▶

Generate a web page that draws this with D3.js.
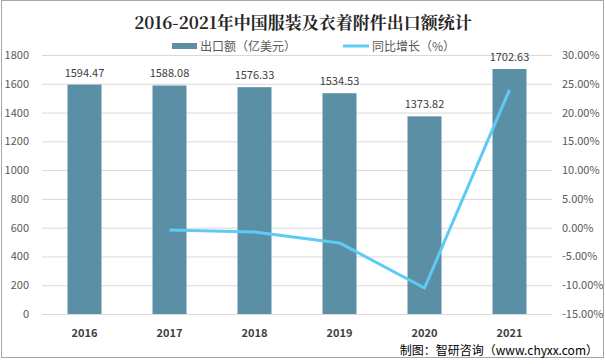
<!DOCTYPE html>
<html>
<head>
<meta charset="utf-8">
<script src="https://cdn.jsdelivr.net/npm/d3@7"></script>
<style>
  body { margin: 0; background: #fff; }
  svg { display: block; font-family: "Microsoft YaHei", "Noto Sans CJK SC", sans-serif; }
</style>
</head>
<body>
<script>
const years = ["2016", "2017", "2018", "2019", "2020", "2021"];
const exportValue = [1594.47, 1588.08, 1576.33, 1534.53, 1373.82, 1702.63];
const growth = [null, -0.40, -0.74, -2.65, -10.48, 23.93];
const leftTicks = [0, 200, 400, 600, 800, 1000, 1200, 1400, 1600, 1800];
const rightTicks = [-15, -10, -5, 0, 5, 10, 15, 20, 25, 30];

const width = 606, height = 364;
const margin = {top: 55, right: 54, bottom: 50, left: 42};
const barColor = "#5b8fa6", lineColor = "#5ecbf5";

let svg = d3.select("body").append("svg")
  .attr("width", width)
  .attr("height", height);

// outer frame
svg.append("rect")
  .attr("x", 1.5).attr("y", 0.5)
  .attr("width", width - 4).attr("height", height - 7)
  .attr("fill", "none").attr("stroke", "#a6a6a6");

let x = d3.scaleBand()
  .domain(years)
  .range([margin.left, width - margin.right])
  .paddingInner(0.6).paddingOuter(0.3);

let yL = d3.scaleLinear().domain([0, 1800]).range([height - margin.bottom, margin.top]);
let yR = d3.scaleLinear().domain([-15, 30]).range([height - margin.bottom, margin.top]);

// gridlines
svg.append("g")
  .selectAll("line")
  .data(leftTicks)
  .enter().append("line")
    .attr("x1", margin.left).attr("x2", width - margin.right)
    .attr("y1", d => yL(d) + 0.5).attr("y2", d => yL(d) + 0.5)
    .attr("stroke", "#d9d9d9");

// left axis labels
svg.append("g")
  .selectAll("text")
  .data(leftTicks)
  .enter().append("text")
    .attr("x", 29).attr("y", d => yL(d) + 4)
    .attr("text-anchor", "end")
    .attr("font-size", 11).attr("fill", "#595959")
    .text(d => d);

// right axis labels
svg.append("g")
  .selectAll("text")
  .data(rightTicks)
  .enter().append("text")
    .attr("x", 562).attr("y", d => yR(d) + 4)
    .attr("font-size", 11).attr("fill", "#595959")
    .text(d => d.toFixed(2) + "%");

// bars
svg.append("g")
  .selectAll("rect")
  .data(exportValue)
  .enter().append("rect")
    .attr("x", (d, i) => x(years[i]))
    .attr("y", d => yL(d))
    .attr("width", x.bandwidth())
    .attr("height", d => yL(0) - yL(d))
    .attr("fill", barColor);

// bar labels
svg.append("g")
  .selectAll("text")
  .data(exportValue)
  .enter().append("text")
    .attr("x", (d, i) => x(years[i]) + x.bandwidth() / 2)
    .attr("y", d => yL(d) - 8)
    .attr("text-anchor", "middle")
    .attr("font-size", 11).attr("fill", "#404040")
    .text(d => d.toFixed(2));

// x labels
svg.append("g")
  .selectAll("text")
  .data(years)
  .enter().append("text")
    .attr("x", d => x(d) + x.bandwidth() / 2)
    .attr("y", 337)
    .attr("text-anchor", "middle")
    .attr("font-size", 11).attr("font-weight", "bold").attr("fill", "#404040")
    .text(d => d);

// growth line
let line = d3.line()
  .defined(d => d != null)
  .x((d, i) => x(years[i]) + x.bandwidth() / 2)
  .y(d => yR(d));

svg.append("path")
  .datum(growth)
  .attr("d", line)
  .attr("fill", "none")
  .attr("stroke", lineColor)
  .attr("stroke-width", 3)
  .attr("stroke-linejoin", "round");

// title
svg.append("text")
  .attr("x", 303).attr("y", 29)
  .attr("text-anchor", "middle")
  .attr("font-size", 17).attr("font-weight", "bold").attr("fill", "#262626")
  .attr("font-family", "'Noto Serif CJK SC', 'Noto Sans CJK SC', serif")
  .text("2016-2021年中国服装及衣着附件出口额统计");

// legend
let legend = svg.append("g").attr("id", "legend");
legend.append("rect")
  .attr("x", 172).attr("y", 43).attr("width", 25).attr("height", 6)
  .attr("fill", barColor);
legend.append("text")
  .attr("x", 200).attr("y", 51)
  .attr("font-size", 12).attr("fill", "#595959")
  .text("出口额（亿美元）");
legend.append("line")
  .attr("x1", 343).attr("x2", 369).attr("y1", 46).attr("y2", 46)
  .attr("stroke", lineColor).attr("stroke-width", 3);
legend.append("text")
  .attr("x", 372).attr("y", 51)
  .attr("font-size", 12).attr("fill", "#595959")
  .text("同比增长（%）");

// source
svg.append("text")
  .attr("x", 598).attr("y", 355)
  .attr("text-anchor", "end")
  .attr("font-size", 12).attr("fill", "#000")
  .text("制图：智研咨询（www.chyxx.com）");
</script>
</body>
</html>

◀

**Task directions:** Please set down each line of the data above exactly as written, without the pictures.

**Worked solution:**
Generate a web page that draws this with D3.js.
<!DOCTYPE html>
<html>
<head>
<meta charset="utf-8">
<script src="https://cdn.jsdelivr.net/npm/d3@7"></script>
<style>
  body { margin: 0; background: #fff; }
  svg { display: block; font-family: "Microsoft YaHei", "Noto Sans CJK SC", sans-serif; }
</style>
</head>
<body>
<script>
const years = ["2016", "2017", "2018", "2019", "2020", "2021"];
const exportValue = [1594.47, 1588.08, 1576.33, 1534.53, 1373.82, 1702.63];
const growth = [null, -0.40, -0.74, -2.65, -10.48, 23.93];
const leftTicks = [0, 200, 400, 600, 800, 1000, 1200, 1400, 1600, 1800];
const rightTicks = [-15, -10, -5, 0, 5, 10, 15, 20, 25, 30];

const width = 606, height = 364;
const margin = {top: 55, right: 54, bottom: 50, left: 42};
const barColor = "#5b8fa6", lineColor = "#5ecbf5";

let svg = d3.select("body").append("svg")
  .attr("width", width)
  .attr("height", height);

// outer frame
svg.append("rect")
  .attr("x", 1.5).attr("y", 0.5)
  .attr("width", width - 4).attr("height", height - 7)
  .attr("fill", "none").attr("stroke", "#a6a6a6");

let x = d3.scaleBand()
  .domain(years)
  .range([margin.left, width - margin.right])
  .paddingInner(0.6).paddingOuter(0.3);

let yL = d3.scaleLinear().domain([0, 1800]).range([height - margin.bottom, margin.top]);
let yR = d3.scaleLinear().domain([-15, 30]).range([height - margin.bottom, margin.top]);

// gridlines
svg.append("g")
  .selectAll("line")
  .data(leftTicks)
  .enter().append("line")
    .attr("x1", margin.left).attr("x2", width - margin.right)
    .attr("y1", d => yL(d) + 0.5).attr("y2", d => yL(d) + 0.5)
    .attr("stroke", "#d9d9d9");

// left axis labels
svg.append("g")
  .selectAll("text")
  .data(leftTicks)
  .enter().append("text")
    .attr("x", 29).attr("y", d => yL(d) + 4)
    .attr("text-anchor", "end")
    .attr("font-size", 11).attr("fill", "#595959")
    .text(d => d);

// right axis labels
svg.append("g")
  .selectAll("text")
  .data(rightTicks)
  .enter().append("text")
    .attr("x", 562).attr("y", d => yR(d) + 4)
    .attr("font-size", 11).attr("fill", "#595959")
    .text(d => d.toFixed(2) + "%");

// bars
svg.append("g")
  .selectAll("rect")
  .data(exportValue)
  .enter().append("rect")
    .attr("x", (d, i) => x(years[i]))
    .attr("y", d => yL(d))
    .attr("width", x.bandwidth())
    .attr("height", d => yL(0) - yL(d))
    .attr("fill", barColor);

// bar labels
svg.append("g")
  .selectAll("text")
  .data(exportValue)
  .enter().append("text")
    .attr("x", (d, i) => x(years[i]) + x.bandwidth() / 2)
    .attr("y", d => yL(d) - 8)
    .attr("text-anchor", "middle")
    .attr("font-size", 11).attr("fill", "#404040")
    .text(d => d.toFixed(2));

// x labels
svg.append("g")
  .selectAll("text")
  .data(years)
  .enter().append("text")
    .attr("x", d => x(d) + x.bandwidth() / 2)
    .attr("y", 337)
    .attr("text-anchor", "middle")
    .attr("font-size", 11).attr("font-weight", "bold").attr("fill", "#404040")
    .text(d => d);

// growth line
let line = d3.line()
  .defined(d => d != null)
  .x((d, i) => x(years[i]) + x.bandwidth() / 2)
  .y(d => yR(d));

svg.append("path")
  .datum(growth)
  .attr("d", line)
  .attr("fill", "none")
  .attr("stroke", lineColor)
  .attr("stroke-width", 3)
  .attr("stroke-linejoin", "round");

// title
svg.append("text")
  .attr("x", 303).attr("y", 29)
  .attr("text-anchor", "middle")
  .attr("font-size", 17).attr("font-weight", "bold").attr("fill", "#262626")
  .attr("font-family", "'Noto Serif CJK SC', 'Noto Sans CJK SC', serif")
  .text("2016-2021年中国服装及衣着附件出口额统计");

// legend
let legend = svg.append("g").attr("id", "legend");
legend.append("rect")
  .attr("x", 172).attr("y", 43).attr("width", 25).attr("height", 6)
  .attr("fill", barColor);
legend.append("text")
  .attr("x", 200).attr("y", 51)
  .attr("font-size", 12).attr("fill", "#595959")
  .text("出口额（亿美元）");
legend.append("line")
  .attr("x1", 343).attr("x2", 369).attr("y1", 46).attr("y2", 46)
  .attr("stroke", lineColor).attr("stroke-width", 3);
legend.append("text")
  .attr("x", 372).attr("y", 51)
  .attr("font-size", 12).attr("fill", "#595959")
  .text("同比增长（%）");

// source
svg.append("text")
  .attr("x", 598).attr("y", 355)
  .attr("text-anchor", "end")
  .attr("font-size", 12).attr("fill", "#000")
  .text("制图：智研咨询（www.chyxx.com）");
</script>
</body>
</html>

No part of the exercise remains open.